• [Data extract]
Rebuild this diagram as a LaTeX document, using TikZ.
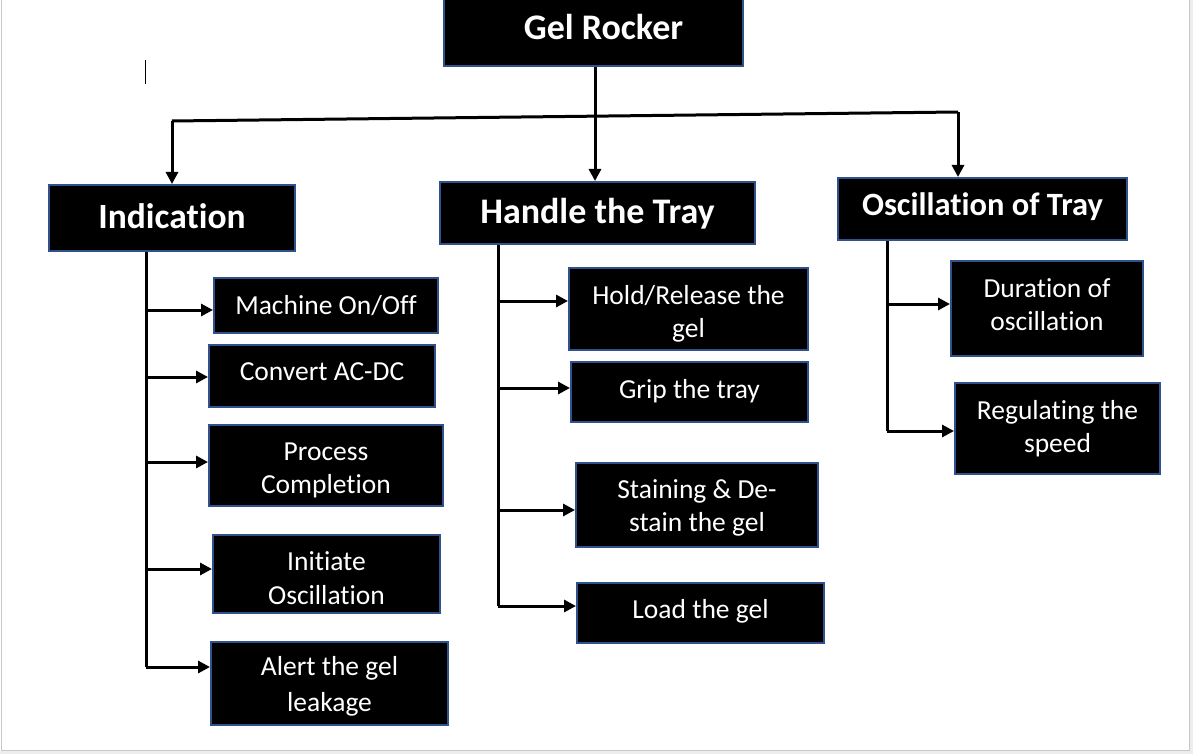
\documentclass[tikz,border=0pt]{standalone}
\usepackage{fontspec}
\setmainfont{Carlito}[Ligatures={NoCommon}]
\usetikzlibrary{arrows.meta}
\definecolor{boxedge}{HTML}{2F528F}
\definecolor{frameline}{HTML}{C8C8C8}
\definecolor{framefill}{HTML}{EDEDED}
\tikzset{
  box/.style={draw=boxedge, line width=2pt, fill=black, inner sep=0pt},
  lbl/.style={text=white, inner sep=0pt, align=center},
  toplbl/.style={lbl, font=\bfseries\fontsize{36}{42}\selectfont},
  sublbl/.style={lbl, font=\fontsize{27.5}{33.5}\selectfont},
  conn/.style={draw=black, line width=3pt},
  arr/.style={conn, -{Triangle[length=12pt,width=12pt]}}
}
\begin{document}
\begin{tikzpicture}[x=1pt,y=-1pt]
\clip (0,0) rectangle (1193,754);
\fill[white] (0,0) rectangle (1193,754);
% window frame
\fill[framefill] (1190,0) rectangle (1193,754);
\fill[framefill] (0,751) rectangle (1193,754);
\draw[frameline, line width=1.5pt] (1.5,0) -- (1.5,750.5) -- (1189.5,750.5) -- (1189.5,0);
% text cursor
\draw[black, line width=1pt] (145,60) -- (145,84);

% top level
\node[box, minimum width=299pt, minimum height=69pt,
  label={[toplbl, font=\bfseries\fontsize{36}{42}\selectfont, yshift=4pt, xshift=10pt]center:Gel Rocker}] (gel) at (593.5,31.5) {};
\node[box, minimum width=246pt, minimum height=66pt,
  label={[toplbl, font=\bfseries\fontsize{35.5}{42}\selectfont, yshift=2pt]center:Indication}] (ind) at (172,218) {};
\node[box, minimum width=315pt, minimum height=62pt,
  label={[toplbl, yshift=-1pt]center:Handle the Tray}] (han) at (597.5,213) {};
\node[box, minimum width=289pt, minimum height=62pt,
  label={[toplbl, font=\bfseries\fontsize{32.5}{38}\selectfont, yshift=2pt]center:Oscillation of Tray}] (osc) at (982.5,209) {};

% Indication children
\node[box, minimum width=224pt, minimum height=55pt,
  label={[sublbl]center:Machine On/Off}] (m1) at (326,305.5) {};
\node[box, minimum width=226pt, minimum height=62pt,
  label={[sublbl, yshift=4pt]center:Convert AC-DC}] (m2) at (322,376) {};
\node[box, minimum width=234pt, minimum height=81pt,
  label={[sublbl, yshift=-5pt]center:Process\\Completion}] (m3) at (326,465.5) {};
\node[box, minimum width=227pt, minimum height=78pt,
  label={[sublbl, yshift=-4pt]center:Initiate\\Oscillation}] (m4) at (326.5,574) {};
\node[box, minimum width=237pt, minimum height=83pt,
  label={[sublbl, font=\fontsize{27.5}{36}\selectfont, yshift=-3pt]center:Alert the gel\\leakage}] (m5) at (329.5,683.5) {};

% Handle children
\node[box, minimum width=239pt, minimum height=82pt,
  label={[sublbl, yshift=-5pt]center:Hold/Release the\\gel}] (h1) at (688.5,309) {};
\node[box, minimum width=237pt, minimum height=60pt,
  label={[sublbl, yshift=1pt]center:Grip the tray}] (h2) at (689.5,392) {};
\node[box, minimum width=242pt, minimum height=84pt,
  label={[sublbl, yshift=-3pt]center:Staining \& De-\\stain the gel}] (h3) at (697,505) {};
\node[box, minimum width=247pt, minimum height=60pt,
  label={[sublbl, yshift=2pt]center:Load the gel}] (h4) at (700.5,613) {};

% Oscillation children
\node[box, minimum width=192pt, minimum height=95pt,
  label={[sublbl, yshift=4pt]center:Duration of\\oscillation}] (o1) at (1047,308.5) {};
\node[box, minimum width=205pt, minimum height=91pt,
  label={[sublbl]center:Regulating the\\speed}] (o2) at (1057.5,428.5) {};

% top connectors
\coordinate (hl) at (172,121);
\coordinate (hr) at (958,112);
\draw[conn] (hl) -- (hr);
\draw[arr] (hl) -- (hl |- ind.north);
\draw[arr] (hr) -- (hr |- osc.north);
\draw[arr] (gel.south -| 595,0) -- (han.north -| 595,0);

% Indication trunk
\coordinate (ia) at (146,310);
\coordinate (ib) at (146,377);
\coordinate (ic) at (146,462);
\coordinate (id) at (146,569);
\coordinate (ie) at (146,667);
\draw[conn] (ind.south -| ie) -- (ie);
\draw[arr] (ie) -- (ie -| m5.west);
\draw[arr] (ia) -- (ia -| m1.west);
\draw[arr] (ib) -- (ib -| m2.west);
\draw[arr] (ic) -- (ic -| m3.west);
\draw[arr] (id) -- (id -| m4.west);

% Handle trunk
\coordinate (ha) at (498,301);
\coordinate (hb) at (498,388);
\coordinate (hc) at (498,510);
\coordinate (hd) at (498,606);
\draw[conn] (han.south -| hd) -- (hd);
\draw[arr] (hd) -- (hd -| h4.west);
\draw[arr] (ha) -- (ha -| h1.west);
\draw[arr] (hb) -- (hb -| h2.west);
\draw[arr] (hc) -- (hc -| h3.west);

% Oscillation trunk
\coordinate (oa) at (887,304);
\coordinate (ob) at (887,431);
\draw[conn] (osc.south -| ob) -- (ob);
\draw[arr] (ob) -- (ob -| o2.west);
\draw[arr] (oa) -- (oa -| o1.west);
\end{tikzpicture}
\end{document}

• [Stated task] Extract the full listing exactly, with the pictures left out.

• [Output]
Rebuild this diagram as a LaTeX document, using TikZ.
\documentclass[tikz,border=0pt]{standalone}
\usepackage{fontspec}
\setmainfont{Carlito}[Ligatures={NoCommon}]
\usetikzlibrary{arrows.meta}
\definecolor{boxedge}{HTML}{2F528F}
\definecolor{frameline}{HTML}{C8C8C8}
\definecolor{framefill}{HTML}{EDEDED}
\tikzset{
  box/.style={draw=boxedge, line width=2pt, fill=black, inner sep=0pt},
  lbl/.style={text=white, inner sep=0pt, align=center},
  toplbl/.style={lbl, font=\bfseries\fontsize{36}{42}\selectfont},
  sublbl/.style={lbl, font=\fontsize{27.5}{33.5}\selectfont},
  conn/.style={draw=black, line width=3pt},
  arr/.style={conn, -{Triangle[length=12pt,width=12pt]}}
}
\begin{document}
\begin{tikzpicture}[x=1pt,y=-1pt]
\clip (0,0) rectangle (1193,754);
\fill[white] (0,0) rectangle (1193,754);
% window frame
\fill[framefill] (1190,0) rectangle (1193,754);
\fill[framefill] (0,751) rectangle (1193,754);
\draw[frameline, line width=1.5pt] (1.5,0) -- (1.5,750.5) -- (1189.5,750.5) -- (1189.5,0);
% text cursor
\draw[black, line width=1pt] (145,60) -- (145,84);

% top level
\node[box, minimum width=299pt, minimum height=69pt,
  label={[toplbl, font=\bfseries\fontsize{36}{42}\selectfont, yshift=4pt, xshift=10pt]center:Gel Rocker}] (gel) at (593.5,31.5) {};
\node[box, minimum width=246pt, minimum height=66pt,
  label={[toplbl, font=\bfseries\fontsize{35.5}{42}\selectfont, yshift=2pt]center:Indication}] (ind) at (172,218) {};
\node[box, minimum width=315pt, minimum height=62pt,
  label={[toplbl, yshift=-1pt]center:Handle the Tray}] (han) at (597.5,213) {};
\node[box, minimum width=289pt, minimum height=62pt,
  label={[toplbl, font=\bfseries\fontsize{32.5}{38}\selectfont, yshift=2pt]center:Oscillation of Tray}] (osc) at (982.5,209) {};

% Indication children
\node[box, minimum width=224pt, minimum height=55pt,
  label={[sublbl]center:Machine On/Off}] (m1) at (326,305.5) {};
\node[box, minimum width=226pt, minimum height=62pt,
  label={[sublbl, yshift=4pt]center:Convert AC-DC}] (m2) at (322,376) {};
\node[box, minimum width=234pt, minimum height=81pt,
  label={[sublbl, yshift=-5pt]center:Process\\Completion}] (m3) at (326,465.5) {};
\node[box, minimum width=227pt, minimum height=78pt,
  label={[sublbl, yshift=-4pt]center:Initiate\\Oscillation}] (m4) at (326.5,574) {};
\node[box, minimum width=237pt, minimum height=83pt,
  label={[sublbl, font=\fontsize{27.5}{36}\selectfont, yshift=-3pt]center:Alert the gel\\leakage}] (m5) at (329.5,683.5) {};

% Handle children
\node[box, minimum width=239pt, minimum height=82pt,
  label={[sublbl, yshift=-5pt]center:Hold/Release the\\gel}] (h1) at (688.5,309) {};
\node[box, minimum width=237pt, minimum height=60pt,
  label={[sublbl, yshift=1pt]center:Grip the tray}] (h2) at (689.5,392) {};
\node[box, minimum width=242pt, minimum height=84pt,
  label={[sublbl, yshift=-3pt]center:Staining \& De-\\stain the gel}] (h3) at (697,505) {};
\node[box, minimum width=247pt, minimum height=60pt,
  label={[sublbl, yshift=2pt]center:Load the gel}] (h4) at (700.5,613) {};

% Oscillation children
\node[box, minimum width=192pt, minimum height=95pt,
  label={[sublbl, yshift=4pt]center:Duration of\\oscillation}] (o1) at (1047,308.5) {};
\node[box, minimum width=205pt, minimum height=91pt,
  label={[sublbl]center:Regulating the\\speed}] (o2) at (1057.5,428.5) {};

% top connectors
\coordinate (hl) at (172,121);
\coordinate (hr) at (958,112);
\draw[conn] (hl) -- (hr);
\draw[arr] (hl) -- (hl |- ind.north);
\draw[arr] (hr) -- (hr |- osc.north);
\draw[arr] (gel.south -| 595,0) -- (han.north -| 595,0);

% Indication trunk
\coordinate (ia) at (146,310);
\coordinate (ib) at (146,377);
\coordinate (ic) at (146,462);
\coordinate (id) at (146,569);
\coordinate (ie) at (146,667);
\draw[conn] (ind.south -| ie) -- (ie);
\draw[arr] (ie) -- (ie -| m5.west);
\draw[arr] (ia) -- (ia -| m1.west);
\draw[arr] (ib) -- (ib -| m2.west);
\draw[arr] (ic) -- (ic -| m3.west);
\draw[arr] (id) -- (id -| m4.west);

% Handle trunk
\coordinate (ha) at (498,301);
\coordinate (hb) at (498,388);
\coordinate (hc) at (498,510);
\coordinate (hd) at (498,606);
\draw[conn] (han.south -| hd) -- (hd);
\draw[arr] (hd) -- (hd -| h4.west);
\draw[arr] (ha) -- (ha -| h1.west);
\draw[arr] (hb) -- (hb -| h2.west);
\draw[arr] (hc) -- (hc -| h3.west);

% Oscillation trunk
\coordinate (oa) at (887,304);
\coordinate (ob) at (887,431);
\draw[conn] (osc.south -| ob) -- (ob);
\draw[arr] (ob) -- (ob -| o2.west);
\draw[arr] (oa) -- (oa -| o1.west);
\end{tikzpicture}
\end{document}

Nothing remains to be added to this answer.